--- Start ---

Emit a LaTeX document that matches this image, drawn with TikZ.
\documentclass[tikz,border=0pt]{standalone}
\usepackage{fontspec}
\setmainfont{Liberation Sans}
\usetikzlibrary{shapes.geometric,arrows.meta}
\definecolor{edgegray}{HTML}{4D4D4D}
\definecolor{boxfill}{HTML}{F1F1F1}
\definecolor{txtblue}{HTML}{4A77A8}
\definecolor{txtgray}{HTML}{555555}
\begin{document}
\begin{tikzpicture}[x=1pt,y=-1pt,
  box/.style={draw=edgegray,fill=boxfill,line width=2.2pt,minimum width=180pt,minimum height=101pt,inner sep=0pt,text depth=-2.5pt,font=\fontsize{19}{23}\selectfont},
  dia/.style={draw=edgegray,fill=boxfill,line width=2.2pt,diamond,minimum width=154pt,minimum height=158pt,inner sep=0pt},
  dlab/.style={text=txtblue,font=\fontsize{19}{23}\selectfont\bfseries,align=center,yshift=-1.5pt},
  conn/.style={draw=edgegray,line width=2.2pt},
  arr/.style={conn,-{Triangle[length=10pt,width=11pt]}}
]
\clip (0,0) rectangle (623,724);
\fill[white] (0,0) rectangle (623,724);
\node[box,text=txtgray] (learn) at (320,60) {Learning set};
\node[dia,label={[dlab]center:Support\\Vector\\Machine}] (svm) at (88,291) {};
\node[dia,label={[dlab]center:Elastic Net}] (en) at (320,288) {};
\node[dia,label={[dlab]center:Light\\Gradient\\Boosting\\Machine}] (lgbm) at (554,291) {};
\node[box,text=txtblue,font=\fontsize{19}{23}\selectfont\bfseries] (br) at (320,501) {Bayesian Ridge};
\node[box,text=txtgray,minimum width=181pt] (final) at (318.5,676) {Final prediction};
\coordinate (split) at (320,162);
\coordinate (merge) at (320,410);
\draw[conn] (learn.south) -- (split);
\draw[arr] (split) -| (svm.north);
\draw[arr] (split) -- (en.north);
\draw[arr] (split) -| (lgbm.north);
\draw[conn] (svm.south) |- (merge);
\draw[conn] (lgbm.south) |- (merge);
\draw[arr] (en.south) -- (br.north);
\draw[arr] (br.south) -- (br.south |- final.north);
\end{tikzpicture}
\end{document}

--- End ---
--- Start ---

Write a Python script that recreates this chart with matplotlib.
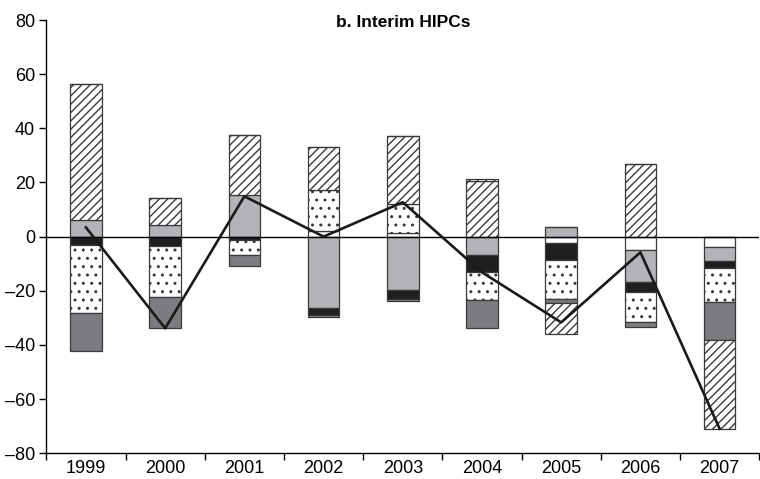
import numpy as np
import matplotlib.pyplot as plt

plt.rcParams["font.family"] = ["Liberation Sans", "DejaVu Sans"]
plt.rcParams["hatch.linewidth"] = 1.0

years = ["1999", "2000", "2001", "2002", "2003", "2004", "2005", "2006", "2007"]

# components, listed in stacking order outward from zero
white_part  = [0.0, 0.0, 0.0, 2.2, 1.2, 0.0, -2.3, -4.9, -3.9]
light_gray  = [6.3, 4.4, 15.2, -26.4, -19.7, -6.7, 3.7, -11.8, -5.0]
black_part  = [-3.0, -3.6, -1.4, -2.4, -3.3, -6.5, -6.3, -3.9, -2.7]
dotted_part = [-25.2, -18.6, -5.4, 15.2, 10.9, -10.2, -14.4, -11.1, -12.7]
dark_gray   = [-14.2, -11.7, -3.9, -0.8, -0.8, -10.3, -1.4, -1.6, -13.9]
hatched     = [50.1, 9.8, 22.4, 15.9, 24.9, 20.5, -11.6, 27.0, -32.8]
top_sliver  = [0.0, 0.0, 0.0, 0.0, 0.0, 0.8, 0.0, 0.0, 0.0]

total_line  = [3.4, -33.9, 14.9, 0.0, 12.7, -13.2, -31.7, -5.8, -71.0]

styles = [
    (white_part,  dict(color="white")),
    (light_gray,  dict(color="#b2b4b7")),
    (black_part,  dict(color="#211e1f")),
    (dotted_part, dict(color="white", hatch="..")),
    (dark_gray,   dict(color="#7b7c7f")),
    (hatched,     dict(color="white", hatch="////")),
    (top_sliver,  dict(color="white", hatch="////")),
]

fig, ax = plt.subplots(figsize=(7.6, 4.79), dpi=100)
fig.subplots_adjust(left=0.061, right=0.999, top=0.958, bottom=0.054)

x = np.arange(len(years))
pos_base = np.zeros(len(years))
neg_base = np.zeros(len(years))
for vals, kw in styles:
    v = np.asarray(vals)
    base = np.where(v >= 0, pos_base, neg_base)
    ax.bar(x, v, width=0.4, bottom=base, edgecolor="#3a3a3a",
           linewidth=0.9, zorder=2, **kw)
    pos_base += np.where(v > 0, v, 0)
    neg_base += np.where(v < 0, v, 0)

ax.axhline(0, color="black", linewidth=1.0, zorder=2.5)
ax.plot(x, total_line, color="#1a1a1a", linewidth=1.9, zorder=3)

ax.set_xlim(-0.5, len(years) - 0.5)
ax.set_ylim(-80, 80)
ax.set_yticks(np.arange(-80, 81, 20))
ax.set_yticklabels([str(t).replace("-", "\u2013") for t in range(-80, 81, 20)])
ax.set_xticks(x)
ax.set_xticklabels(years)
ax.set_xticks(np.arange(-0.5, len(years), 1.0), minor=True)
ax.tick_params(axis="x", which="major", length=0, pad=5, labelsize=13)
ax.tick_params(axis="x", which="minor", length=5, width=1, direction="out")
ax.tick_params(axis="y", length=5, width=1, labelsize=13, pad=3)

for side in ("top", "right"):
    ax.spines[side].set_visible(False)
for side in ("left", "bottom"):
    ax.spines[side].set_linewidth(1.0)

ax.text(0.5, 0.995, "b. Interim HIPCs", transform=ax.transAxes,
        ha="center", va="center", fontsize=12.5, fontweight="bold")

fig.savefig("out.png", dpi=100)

--- End ---

▶ [Task to complete]: Pictures are not part of the copy. Reproduce the lines from the one containing "Write a Python" through the one containing "-31.7, -5.8, -71.0]", exactly and nothing more.

▶ [Completed exercise]:
Write a Python script that recreates this chart with matplotlib.
import numpy as np
import matplotlib.pyplot as plt

plt.rcParams["font.family"] = ["Liberation Sans", "DejaVu Sans"]
plt.rcParams["hatch.linewidth"] = 1.0

years = ["1999", "2000", "2001", "2002", "2003", "2004", "2005", "2006", "2007"]

# components, listed in stacking order outward from zero
white_part  = [0.0, 0.0, 0.0, 2.2, 1.2, 0.0, -2.3, -4.9, -3.9]
light_gray  = [6.3, 4.4, 15.2, -26.4, -19.7, -6.7, 3.7, -11.8, -5.0]
black_part  = [-3.0, -3.6, -1.4, -2.4, -3.3, -6.5, -6.3, -3.9, -2.7]
dotted_part = [-25.2, -18.6, -5.4, 15.2, 10.9, -10.2, -14.4, -11.1, -12.7]
dark_gray   = [-14.2, -11.7, -3.9, -0.8, -0.8, -10.3, -1.4, -1.6, -13.9]
hatched     = [50.1, 9.8, 22.4, 15.9, 24.9, 20.5, -11.6, 27.0, -32.8]
top_sliver  = [0.0, 0.0, 0.0, 0.0, 0.0, 0.8, 0.0, 0.0, 0.0]

total_line  = [3.4, -33.9, 14.9, 0.0, 12.7, -13.2, -31.7, -5.8, -71.0]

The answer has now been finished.